Feelings were among the first examples of mind phenomena, otherwise known as mental representations. Eventually, feelings allowed creatures to represent the basic state of their own bodies as they engaged in regulating internal functions: feeding and drinking, for example, and social behaviors such as cooperation and conflict. Feelings provided organisms with experiences of their own life, assessments of their relative success at living, a natural examination grade that comes in the form of a quality—pleasant or unpleasant, light or intense. And organisms evolved to behave according to how they felt, which is the profound novelty of consciousness.

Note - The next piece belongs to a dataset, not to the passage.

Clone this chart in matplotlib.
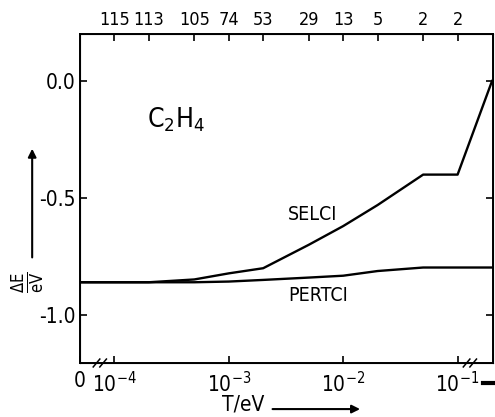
import numpy as np
import matplotlib
matplotlib.use("Agg")
import matplotlib.pyplot as plt

plt.rcParams['font.family'] = ['DejaVu Sans']
plt.rcParams['font.stretch'] = 'condensed'
plt.rcParams['mathtext.fontset'] = 'custom'
plt.rcParams['mathtext.rm'] = 'DejaVu Sans:stretch=condensed'
plt.rcParams['mathtext.it'] = 'DejaVu Sans:stretch=condensed'
plt.rcParams['mathtext.bf'] = 'DejaVu Sans:stretch=condensed'
plt.rcParams['axes.unicode_minus'] = False

# T = 0 is drawn at the left end of the broken log axis
T0 = 10 ** -4.3
T = [T0, 1e-4, 2e-4, 5e-4, 1e-3, 2e-3, 5e-3, 1e-2, 2e-2, 5e-2, 1e-1, 0.2]
selci = [-0.86, -0.86, -0.86, -0.848, -0.822, -0.80, -0.70, -0.62, -0.53, -0.40, -0.40, 0.0]
pertci = [-0.86, -0.86, -0.86, -0.86, -0.857, -0.85, -0.84, -0.832, -0.812, -0.797, -0.797, -0.797]

top_ticks = [1e-4, 2e-4, 5e-4, 1e-3, 2e-3, 5e-3, 1e-2, 2e-2, 5e-2, 1e-1]
top_labels = ['115', '113', '105', '74', '53', '29', '13', '5', '2', '2']
bottom_ticks = [T0, 1e-4, 1e-3, 1e-2, 1e-1]
bottom_labels = ['0', r'$10^{-4}$', r'$10^{-3}$', r'$10^{-2}$', r'$10^{-1}$']
y_ticks = [-1.0, -0.5, 0.0]
y_labels = ['-1.0', '-0.5', '0.0']

fig = plt.figure(figsize=(4.95, 4.17), dpi=100)
ax = fig.add_axes([0.1616, 0.1295, 0.8344, 0.7885])

ax.plot(T, selci, color='k', lw=1.7)
ax.plot(T, pertci, color='k', lw=1.7)

ax.set_xscale('log')
ax.set_xlim(T0, 0.204)
ax.set_ylim(-1.205, 0.2)

ax.set_xticks(bottom_ticks)
ax.set_xticklabels(bottom_labels, fontsize=15)
ax.xaxis.set_minor_locator(matplotlib.ticker.NullLocator())
ax.set_yticks(y_ticks)
ax.set_yticklabels(y_labels, fontsize=15)
ax.tick_params(direction='in', length=5, width=1.2, right=True)
ax.tick_params(axis='x', pad=6)
for s in ax.spines.values():
    s.set_linewidth(1.4)

ax2 = ax.twiny()
ax2.set_xscale('log')
ax2.set_xlim(ax.get_xlim())
ax2.set_xticks(top_ticks)
ax2.set_xticklabels(top_labels, fontsize=13)
ax2.xaxis.set_minor_locator(matplotlib.ticker.NullLocator())
ax2.tick_params(direction='in', length=5, width=1.2, pad=4)

# axis break marks
for xb in [0.048, 0.944]:
    ax.plot([xb - 0.006, xb + 0.006], [0.0, 0.0], color='white', lw=3,
            transform=ax.transAxes, clip_on=False)
    for dx in [-0.008, 0.008]:
        ax.plot([xb + dx - 0.008, xb + dx + 0.008], [-0.012, 0.012], color='k', lw=1.1,
                transform=ax.transAxes, clip_on=False)

ax.text(0.162, 0.717, r'$\mathrm{C_2H_4}$', transform=ax.transAxes, fontsize=19)
ax.text(5.4e-3, -0.57, 'SELCI', fontsize=14, ha='center', va='center')
ax.text(6.1e-3, -0.915, 'PERTCI', fontsize=14, ha='center', va='center')

fig.text(0.058, 0.323, r'$\frac{\Delta E}{eV}$', rotation=90, fontsize=17,
         ha='center', va='center')
fig.patches.append(matplotlib.patches.FancyArrowPatch(
    (0.065, 0.376), (0.065, 0.650), transform=fig.transFigure,
    arrowstyle='-|>', mutation_scale=12, lw=1.5, color='k'))

fig.text(0.491, 0.029, 'T/eV', fontsize=15, ha='center', va='center')
fig.patches.append(matplotlib.patches.FancyArrowPatch(
    (0.545, 0.019), (0.733, 0.019), transform=fig.transFigure,
    arrowstyle='-|>', mutation_scale=12, lw=1.5, color='k'))
fig.lines.append(matplotlib.lines.Line2D([0.976, 0.996], [0.0815, 0.0815],
                                         transform=fig.transFigure, color='k', lw=3))

fig.savefig('out.png', dpi=100)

Once being and feeling were in place, they supported and extended the sapience that makes up the third member of the trio: knowing. This is the process of acquiring and accumulating knowledge, constructed from information gathered by vision, hearing, touch, taste, and smell, with the help of memory and reasoning. Images of the world around us become the most abundant and diverse constituents of minds, side by side with the ever-present feelings that track internal states. Our lives depend on feeling and yet, most ungratefully, we often barely notice it, distracted as we are by the knowing-driven distraction that external senses provide.

In the context of evolution, after organisms began to commit experiences to memory, they became capable of maintaining an exhaustive history of their lives—a history of their interactions with others and of their interactions with the environment. This was a necessary but not sufficient step on the path to personhood.